• _EXERCISE DATA_
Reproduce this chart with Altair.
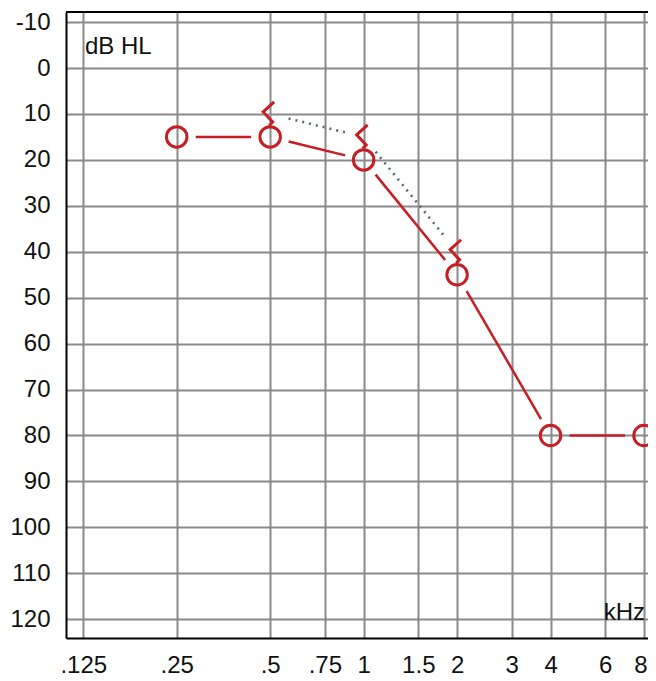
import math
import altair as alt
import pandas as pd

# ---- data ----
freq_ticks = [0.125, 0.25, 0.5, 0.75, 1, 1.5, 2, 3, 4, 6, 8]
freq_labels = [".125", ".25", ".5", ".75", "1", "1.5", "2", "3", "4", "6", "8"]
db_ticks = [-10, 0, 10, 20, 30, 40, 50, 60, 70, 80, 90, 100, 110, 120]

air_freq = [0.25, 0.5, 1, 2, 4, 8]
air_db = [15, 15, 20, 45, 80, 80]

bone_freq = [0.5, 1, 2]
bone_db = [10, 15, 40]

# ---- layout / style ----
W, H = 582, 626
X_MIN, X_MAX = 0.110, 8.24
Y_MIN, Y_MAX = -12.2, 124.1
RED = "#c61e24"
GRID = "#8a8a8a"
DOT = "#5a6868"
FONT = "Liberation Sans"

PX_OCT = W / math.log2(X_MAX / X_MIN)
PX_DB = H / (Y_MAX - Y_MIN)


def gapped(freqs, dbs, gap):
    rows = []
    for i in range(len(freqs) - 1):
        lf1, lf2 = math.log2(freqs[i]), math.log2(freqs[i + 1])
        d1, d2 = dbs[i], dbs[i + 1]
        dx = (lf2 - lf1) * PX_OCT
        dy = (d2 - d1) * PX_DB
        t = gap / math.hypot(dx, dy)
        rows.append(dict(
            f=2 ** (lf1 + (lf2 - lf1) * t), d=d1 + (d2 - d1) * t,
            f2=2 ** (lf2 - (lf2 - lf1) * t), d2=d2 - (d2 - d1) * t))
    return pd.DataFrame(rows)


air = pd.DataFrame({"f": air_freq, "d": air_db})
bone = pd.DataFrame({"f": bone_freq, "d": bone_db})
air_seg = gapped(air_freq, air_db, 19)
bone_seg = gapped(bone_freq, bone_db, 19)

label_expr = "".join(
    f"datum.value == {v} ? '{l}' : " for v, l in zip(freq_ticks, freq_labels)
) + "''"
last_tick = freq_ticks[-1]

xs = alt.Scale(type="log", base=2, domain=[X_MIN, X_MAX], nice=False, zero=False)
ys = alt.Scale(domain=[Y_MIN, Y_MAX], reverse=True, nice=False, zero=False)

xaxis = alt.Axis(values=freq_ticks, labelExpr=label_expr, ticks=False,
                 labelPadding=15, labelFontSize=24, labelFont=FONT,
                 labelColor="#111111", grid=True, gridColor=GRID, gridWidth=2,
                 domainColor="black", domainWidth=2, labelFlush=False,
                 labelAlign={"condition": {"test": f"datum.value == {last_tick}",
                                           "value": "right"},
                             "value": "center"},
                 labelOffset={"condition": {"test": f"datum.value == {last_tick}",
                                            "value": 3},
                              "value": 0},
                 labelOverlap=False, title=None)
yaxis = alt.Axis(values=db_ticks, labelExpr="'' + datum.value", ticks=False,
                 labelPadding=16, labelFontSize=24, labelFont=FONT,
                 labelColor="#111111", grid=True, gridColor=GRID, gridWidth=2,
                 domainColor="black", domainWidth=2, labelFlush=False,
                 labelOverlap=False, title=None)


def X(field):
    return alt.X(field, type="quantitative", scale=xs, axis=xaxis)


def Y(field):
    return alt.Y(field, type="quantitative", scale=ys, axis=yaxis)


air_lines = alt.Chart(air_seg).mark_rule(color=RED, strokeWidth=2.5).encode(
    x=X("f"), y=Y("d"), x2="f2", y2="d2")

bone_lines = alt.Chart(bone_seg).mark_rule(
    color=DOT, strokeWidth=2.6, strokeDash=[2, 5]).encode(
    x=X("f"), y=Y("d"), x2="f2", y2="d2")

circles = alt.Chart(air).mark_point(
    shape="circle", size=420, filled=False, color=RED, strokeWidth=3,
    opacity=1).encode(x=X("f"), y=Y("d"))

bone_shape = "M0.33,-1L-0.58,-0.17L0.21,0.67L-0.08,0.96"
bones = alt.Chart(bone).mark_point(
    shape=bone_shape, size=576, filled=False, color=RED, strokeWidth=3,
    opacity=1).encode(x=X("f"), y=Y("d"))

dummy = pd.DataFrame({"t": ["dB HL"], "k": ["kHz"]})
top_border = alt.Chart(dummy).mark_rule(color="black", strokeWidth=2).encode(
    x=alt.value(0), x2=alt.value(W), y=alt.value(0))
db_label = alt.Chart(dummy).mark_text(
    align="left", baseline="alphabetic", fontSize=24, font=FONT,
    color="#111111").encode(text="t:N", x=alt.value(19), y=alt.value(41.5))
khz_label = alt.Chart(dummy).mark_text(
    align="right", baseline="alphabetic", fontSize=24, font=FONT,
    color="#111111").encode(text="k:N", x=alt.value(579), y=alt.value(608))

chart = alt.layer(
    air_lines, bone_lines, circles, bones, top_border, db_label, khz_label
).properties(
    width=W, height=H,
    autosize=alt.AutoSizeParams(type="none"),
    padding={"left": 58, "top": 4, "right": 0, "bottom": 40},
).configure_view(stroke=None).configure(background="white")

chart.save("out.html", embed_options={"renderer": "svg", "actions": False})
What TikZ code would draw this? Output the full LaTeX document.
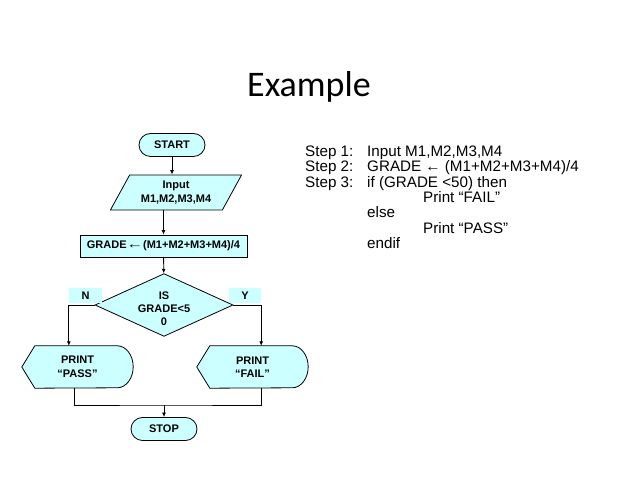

• _AIM OF THE TASK_
Each line from the top of the material through the line containing "100, 110, 120]" should be reproduced exactly; please drop any images.

• _TASK RESULT_
Reproduce this chart with Altair.
import math
import altair as alt
import pandas as pd

# ---- data ----
freq_ticks = [0.125, 0.25, 0.5, 0.75, 1, 1.5, 2, 3, 4, 6, 8]
freq_labels = [".125", ".25", ".5", ".75", "1", "1.5", "2", "3", "4", "6", "8"]
db_ticks = [-10, 0, 10, 20, 30, 40, 50, 60, 70, 80, 90, 100, 110, 120]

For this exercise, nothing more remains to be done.